# Is a 530 Bobcat too small



## stewy (Jan 31, 2021)

hello I am wondering if a older 530 bob cat is to small for loading up trucks operating capacity of 800 pounds? I do run 6 way pallets with double deeps I am going back to 4 ways just wondered if anyone has tried to load with a smaller skid steer successfully. The only reason i am considering this is i am migratory and have an extra 530 bob cat I use on my farm for small jobs i want to ship to Florida and leave so I don't have to ship my bigger machine back and forth.


----------



## joebeewhisperer (May 13, 2020)

You can put some counter weights on the back and greatly increase the lifting capacity. I had hydraulic "feet" on my small New Holland years ago and they really upped the lifting capacity. However, the height may not be there on a small loader for multiple levels. I did a lot more unloading of tractor-trailers with mine than loading, and none of it had anything to do with bees.


----------



## pseudoacacia (Sep 23, 2019)

Based on the specs I can find from Bobcat company literature, that should be fine for 4 way pallets. Might be iffy for 6 way if you run double deeps and honey supers.


----------



## bobcat_beefan (Mar 24, 2021)

Maybe a Bobcat L28 might do the trick. Over 1,000 lbs lifting capacity. Pretty nimble too.


----------



## bfriendly (Jun 14, 2009)

bobcat_beefan said:


> Maybe a Bobcat L28 might do the trick. Over 1,000 lbs lifting capacity. Pretty nimble too.

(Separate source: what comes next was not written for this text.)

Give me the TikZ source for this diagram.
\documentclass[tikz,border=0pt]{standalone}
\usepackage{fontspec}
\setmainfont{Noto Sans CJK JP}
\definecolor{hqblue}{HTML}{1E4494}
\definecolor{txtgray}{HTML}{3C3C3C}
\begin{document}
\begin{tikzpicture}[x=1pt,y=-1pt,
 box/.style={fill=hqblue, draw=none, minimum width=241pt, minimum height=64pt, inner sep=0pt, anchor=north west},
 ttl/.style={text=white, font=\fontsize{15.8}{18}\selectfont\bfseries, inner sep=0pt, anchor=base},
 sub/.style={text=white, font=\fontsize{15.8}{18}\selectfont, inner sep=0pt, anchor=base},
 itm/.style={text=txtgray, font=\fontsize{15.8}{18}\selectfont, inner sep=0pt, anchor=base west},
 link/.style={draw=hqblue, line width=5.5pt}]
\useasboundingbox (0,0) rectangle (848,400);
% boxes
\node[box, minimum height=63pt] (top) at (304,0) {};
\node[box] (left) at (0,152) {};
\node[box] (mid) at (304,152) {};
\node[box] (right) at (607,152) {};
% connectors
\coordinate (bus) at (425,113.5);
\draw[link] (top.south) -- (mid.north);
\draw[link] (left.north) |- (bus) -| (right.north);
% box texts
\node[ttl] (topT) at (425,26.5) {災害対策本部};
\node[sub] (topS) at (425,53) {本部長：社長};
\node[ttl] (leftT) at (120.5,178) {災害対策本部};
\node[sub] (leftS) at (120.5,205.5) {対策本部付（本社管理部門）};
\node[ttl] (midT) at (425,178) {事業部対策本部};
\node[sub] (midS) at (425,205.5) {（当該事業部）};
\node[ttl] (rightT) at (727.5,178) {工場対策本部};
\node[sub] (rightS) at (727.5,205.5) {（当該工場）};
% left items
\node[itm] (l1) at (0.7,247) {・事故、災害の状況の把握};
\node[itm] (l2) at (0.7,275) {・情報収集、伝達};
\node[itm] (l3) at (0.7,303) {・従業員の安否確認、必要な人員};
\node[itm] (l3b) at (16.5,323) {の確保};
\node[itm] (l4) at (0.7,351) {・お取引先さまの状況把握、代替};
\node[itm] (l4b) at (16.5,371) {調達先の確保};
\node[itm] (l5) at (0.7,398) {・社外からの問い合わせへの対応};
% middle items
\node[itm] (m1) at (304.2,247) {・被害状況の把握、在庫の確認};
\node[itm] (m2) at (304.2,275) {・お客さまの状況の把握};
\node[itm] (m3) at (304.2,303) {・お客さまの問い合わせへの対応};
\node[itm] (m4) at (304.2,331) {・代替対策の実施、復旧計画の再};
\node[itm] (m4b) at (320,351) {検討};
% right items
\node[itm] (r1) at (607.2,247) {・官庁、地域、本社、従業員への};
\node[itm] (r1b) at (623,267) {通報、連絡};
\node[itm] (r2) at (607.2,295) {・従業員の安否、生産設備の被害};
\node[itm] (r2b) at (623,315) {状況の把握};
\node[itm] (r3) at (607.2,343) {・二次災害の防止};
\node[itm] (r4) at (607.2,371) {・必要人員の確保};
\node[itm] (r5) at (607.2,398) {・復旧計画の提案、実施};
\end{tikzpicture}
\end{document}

 Great sales / spam post here, someone asks about a late 1970’s to very early 80s machine that weighs 3000lbs, & should go for ~$5k used, and you tell them they need a brand new machine of a different type (articulated tractor vs skid steer) that’s over 40k... at least you could try a little harder and suggest an old bobcat 1600 articulated loader (probably too heavy except for around the shop 7k lbs I believe though) from the same era

As well as watching the weight, 530 wou be limited by lift pin height of aprox 102" or less —with standard quick attach forks and adding a mast would reduce the weight rating from ~800lbs even further. Perhaps if you added a weight kit it might be adequate for a small growing operation but I wouldn’t count on it for loading semis. Could be wrong though especially singles or stories and a half & if you didn’t ever plan on moving doubles with honey supers on.


----------



## AstroZomBEE (Aug 1, 2006)

How high can your 530 lift? assuming it still has arms, and not a mast. I run masted S450's, and we double stack the pallets, then lift them onto the semi. Generally we stack 4 pallets high, unless they are heavy, then just 3. If you 530 can lift a single pallet high enough on to a semi it could work like a backup. However you're going to be loosing time only moving one pallet at a time if it can't handle the double stack.


----------